#### [Task to carry out]
An exact copy of all the data is required, with pictures left out.

#### [Data extract]
★ ★ ★ ★ ★ ★ ★

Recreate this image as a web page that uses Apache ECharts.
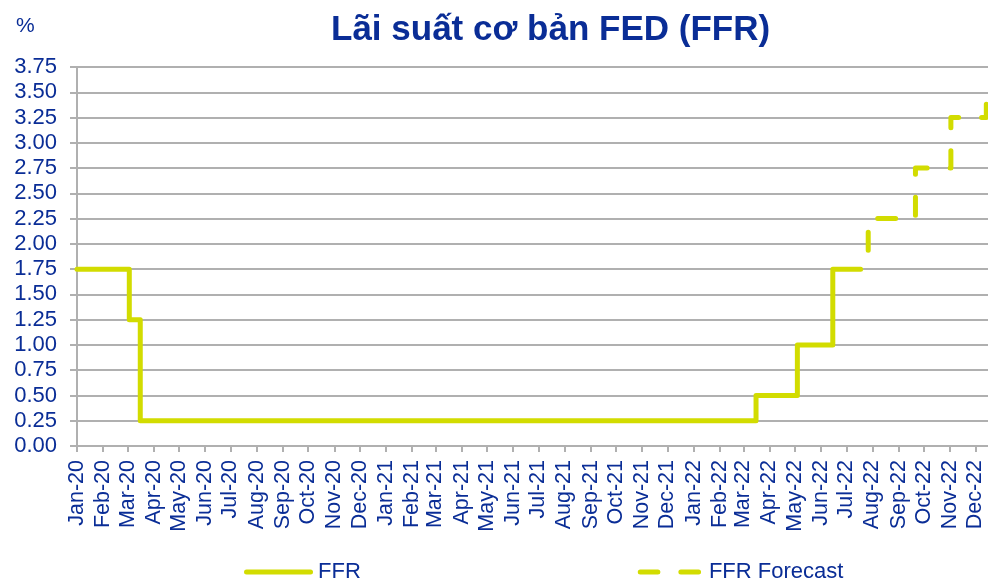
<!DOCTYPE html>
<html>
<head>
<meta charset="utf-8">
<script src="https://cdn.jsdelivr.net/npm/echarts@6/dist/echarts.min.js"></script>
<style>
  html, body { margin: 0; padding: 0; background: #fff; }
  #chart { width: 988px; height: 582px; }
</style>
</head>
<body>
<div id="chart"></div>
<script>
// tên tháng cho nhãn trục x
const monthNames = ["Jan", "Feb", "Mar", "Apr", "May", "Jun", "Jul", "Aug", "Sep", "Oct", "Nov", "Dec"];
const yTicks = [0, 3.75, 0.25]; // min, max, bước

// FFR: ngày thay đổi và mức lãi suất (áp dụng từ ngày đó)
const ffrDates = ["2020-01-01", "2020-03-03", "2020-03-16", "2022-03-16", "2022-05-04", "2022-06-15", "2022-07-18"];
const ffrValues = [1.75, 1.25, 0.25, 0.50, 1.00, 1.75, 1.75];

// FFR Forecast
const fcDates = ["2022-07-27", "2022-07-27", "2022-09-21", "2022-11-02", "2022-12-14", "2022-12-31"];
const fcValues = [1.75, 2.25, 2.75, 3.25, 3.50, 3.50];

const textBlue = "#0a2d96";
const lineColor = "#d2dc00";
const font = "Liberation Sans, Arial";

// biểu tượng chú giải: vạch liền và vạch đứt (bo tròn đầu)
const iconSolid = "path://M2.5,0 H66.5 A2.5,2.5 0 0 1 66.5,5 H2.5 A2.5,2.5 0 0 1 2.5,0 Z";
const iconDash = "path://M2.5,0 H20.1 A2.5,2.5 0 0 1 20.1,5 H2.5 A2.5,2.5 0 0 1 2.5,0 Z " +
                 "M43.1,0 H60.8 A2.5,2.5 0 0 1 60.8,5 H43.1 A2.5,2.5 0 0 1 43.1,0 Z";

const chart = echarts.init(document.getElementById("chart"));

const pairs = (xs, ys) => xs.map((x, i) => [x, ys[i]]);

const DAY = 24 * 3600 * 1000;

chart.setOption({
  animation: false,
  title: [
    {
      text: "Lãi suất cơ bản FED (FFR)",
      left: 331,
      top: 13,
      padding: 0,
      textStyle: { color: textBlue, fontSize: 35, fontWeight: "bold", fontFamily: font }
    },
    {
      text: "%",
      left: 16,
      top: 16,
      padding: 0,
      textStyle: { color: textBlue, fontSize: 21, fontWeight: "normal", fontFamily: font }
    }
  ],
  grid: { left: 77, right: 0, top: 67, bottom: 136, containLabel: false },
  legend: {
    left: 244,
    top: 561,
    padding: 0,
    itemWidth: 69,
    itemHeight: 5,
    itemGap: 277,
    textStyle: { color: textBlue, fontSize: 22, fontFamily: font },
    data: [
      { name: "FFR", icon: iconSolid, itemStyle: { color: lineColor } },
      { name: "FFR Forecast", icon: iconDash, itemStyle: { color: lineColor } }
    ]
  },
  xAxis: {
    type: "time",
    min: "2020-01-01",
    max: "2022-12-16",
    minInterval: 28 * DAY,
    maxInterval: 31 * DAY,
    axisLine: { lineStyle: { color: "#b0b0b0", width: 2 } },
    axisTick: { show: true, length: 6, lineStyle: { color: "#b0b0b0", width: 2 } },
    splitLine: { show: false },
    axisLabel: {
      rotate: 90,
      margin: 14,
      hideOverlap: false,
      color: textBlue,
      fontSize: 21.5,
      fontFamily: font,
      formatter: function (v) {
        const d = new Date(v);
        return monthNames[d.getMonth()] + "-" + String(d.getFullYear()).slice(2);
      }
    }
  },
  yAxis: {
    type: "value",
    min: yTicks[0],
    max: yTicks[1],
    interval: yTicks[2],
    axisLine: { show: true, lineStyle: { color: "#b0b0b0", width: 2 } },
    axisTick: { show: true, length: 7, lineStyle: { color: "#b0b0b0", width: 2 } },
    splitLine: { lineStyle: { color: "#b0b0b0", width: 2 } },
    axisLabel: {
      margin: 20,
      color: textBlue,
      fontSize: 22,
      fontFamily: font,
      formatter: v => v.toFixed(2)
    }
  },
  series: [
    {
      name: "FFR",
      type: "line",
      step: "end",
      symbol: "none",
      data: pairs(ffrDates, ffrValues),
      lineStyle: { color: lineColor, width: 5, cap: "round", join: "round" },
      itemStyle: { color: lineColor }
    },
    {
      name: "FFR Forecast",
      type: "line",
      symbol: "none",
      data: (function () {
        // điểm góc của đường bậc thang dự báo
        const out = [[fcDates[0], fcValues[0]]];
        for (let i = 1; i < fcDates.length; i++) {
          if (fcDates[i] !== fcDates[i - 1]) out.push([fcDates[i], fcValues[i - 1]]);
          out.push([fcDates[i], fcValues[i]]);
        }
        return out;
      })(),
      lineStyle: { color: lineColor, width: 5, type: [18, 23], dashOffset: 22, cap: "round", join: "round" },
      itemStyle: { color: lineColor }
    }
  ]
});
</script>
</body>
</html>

★ ★ ★ ★ ★ ★ ★

#### [Answer for this exercise]
Recreate this image as a web page that uses Apache ECharts.
<!DOCTYPE html>
<html>
<head>
<meta charset="utf-8">
<script src="https://cdn.jsdelivr.net/npm/echarts@6/dist/echarts.min.js"></script>
<style>
  html, body { margin: 0; padding: 0; background: #fff; }
  #chart { width: 988px; height: 582px; }
</style>
</head>
<body>
<div id="chart"></div>
<script>
// tên tháng cho nhãn trục x
const monthNames = ["Jan", "Feb", "Mar", "Apr", "May", "Jun", "Jul", "Aug", "Sep", "Oct", "Nov", "Dec"];
const yTicks = [0, 3.75, 0.25]; // min, max, bước

// FFR: ngày thay đổi và mức lãi suất (áp dụng từ ngày đó)
const ffrDates = ["2020-01-01", "2020-03-03", "2020-03-16", "2022-03-16", "2022-05-04", "2022-06-15", "2022-07-18"];
const ffrValues = [1.75, 1.25, 0.25, 0.50, 1.00, 1.75, 1.75];

// FFR Forecast
const fcDates = ["2022-07-27", "2022-07-27", "2022-09-21", "2022-11-02", "2022-12-14", "2022-12-31"];
const fcValues = [1.75, 2.25, 2.75, 3.25, 3.50, 3.50];

const textBlue = "#0a2d96";
const lineColor = "#d2dc00";
const font = "Liberation Sans, Arial";

// biểu tượng chú giải: vạch liền và vạch đứt (bo tròn đầu)
const iconSolid = "path://M2.5,0 H66.5 A2.5,2.5 0 0 1 66.5,5 H2.5 A2.5,2.5 0 0 1 2.5,0 Z";
const iconDash = "path://M2.5,0 H20.1 A2.5,2.5 0 0 1 20.1,5 H2.5 A2.5,2.5 0 0 1 2.5,0 Z " +
                 "M43.1,0 H60.8 A2.5,2.5 0 0 1 60.8,5 H43.1 A2.5,2.5 0 0 1 43.1,0 Z";

const chart = echarts.init(document.getElementById("chart"));

const pairs = (xs, ys) => xs.map((x, i) => [x, ys[i]]);

const DAY = 24 * 3600 * 1000;

chart.setOption({
  animation: false,
  title: [
    {
      text: "Lãi suất cơ bản FED (FFR)",
      left: 331,
      top: 13,
      padding: 0,
      textStyle: { color: textBlue, fontSize: 35, fontWeight: "bold", fontFamily: font }
    },
    {
      text: "%",
      left: 16,
      top: 16,
      padding: 0,
      textStyle: { color: textBlue, fontSize: 21, fontWeight: "normal", fontFamily: font }
    }
  ],
  grid: { left: 77, right: 0, top: 67, bottom: 136, containLabel: false },
  legend: {
    left: 244,
    top: 561,
    padding: 0,
    itemWidth: 69,
    itemHeight: 5,
    itemGap: 277,
    textStyle: { color: textBlue, fontSize: 22, fontFamily: font },
    data: [
      { name: "FFR", icon: iconSolid, itemStyle: { color: lineColor } },
      { name: "FFR Forecast", icon: iconDash, itemStyle: { color: lineColor } }
    ]
  },
  xAxis: {
    type: "time",
    min: "2020-01-01",
    max: "2022-12-16",
    minInterval: 28 * DAY,
    maxInterval: 31 * DAY,
    axisLine: { lineStyle: { color: "#b0b0b0", width: 2 } },
    axisTick: { show: true, length: 6, lineStyle: { color: "#b0b0b0", width: 2 } },
    splitLine: { show: false },
    axisLabel: {
      rotate: 90,
      margin: 14,
      hideOverlap: false,
      color: textBlue,
      fontSize: 21.5,
      fontFamily: font,
      formatter: function (v) {
        const d = new Date(v);
        return monthNames[d.getMonth()] + "-" + String(d.getFullYear()).slice(2);
      }
    }
  },
  yAxis: {
    type: "value",
    min: yTicks[0],
    max: yTicks[1],
    interval: yTicks[2],
    axisLine: { show: true, lineStyle: { color: "#b0b0b0", width: 2 } },
    axisTick: { show: true, length: 7, lineStyle: { color: "#b0b0b0", width: 2 } },
    splitLine: { lineStyle: { color: "#b0b0b0", width: 2 } },
    axisLabel: {
      margin: 20,
      color: textBlue,
      fontSize: 22,
      fontFamily: font,
      formatter: v => v.toFixed(2)
    }
  },
  series: [
    {
      name: "FFR",
      type: "line",
      step: "end",
      symbol: "none",
      data: pairs(ffrDates, ffrValues),
      lineStyle: { color: lineColor, width: 5, cap: "round", join: "round" },
      itemStyle: { color: lineColor }
    },
    {
      name: "FFR Forecast",
      type: "line",
      symbol: "none",
      data: (function () {
        // điểm góc của đường bậc thang dự báo
        const out = [[fcDates[0], fcValues[0]]];
        for (let i = 1; i < fcDates.length; i++) {
          if (fcDates[i] !== fcDates[i - 1]) out.push([fcDates[i], fcValues[i - 1]]);
          out.push([fcDates[i], fcValues[i]]);
        }
        return out;
      })(),
      lineStyle: { color: lineColor, width: 5, type: [18, 23], dashOffset: 22, cap: "round", join: "round" },
      itemStyle: { color: lineColor }
    }
  ]
});
</script>
</body>
</html>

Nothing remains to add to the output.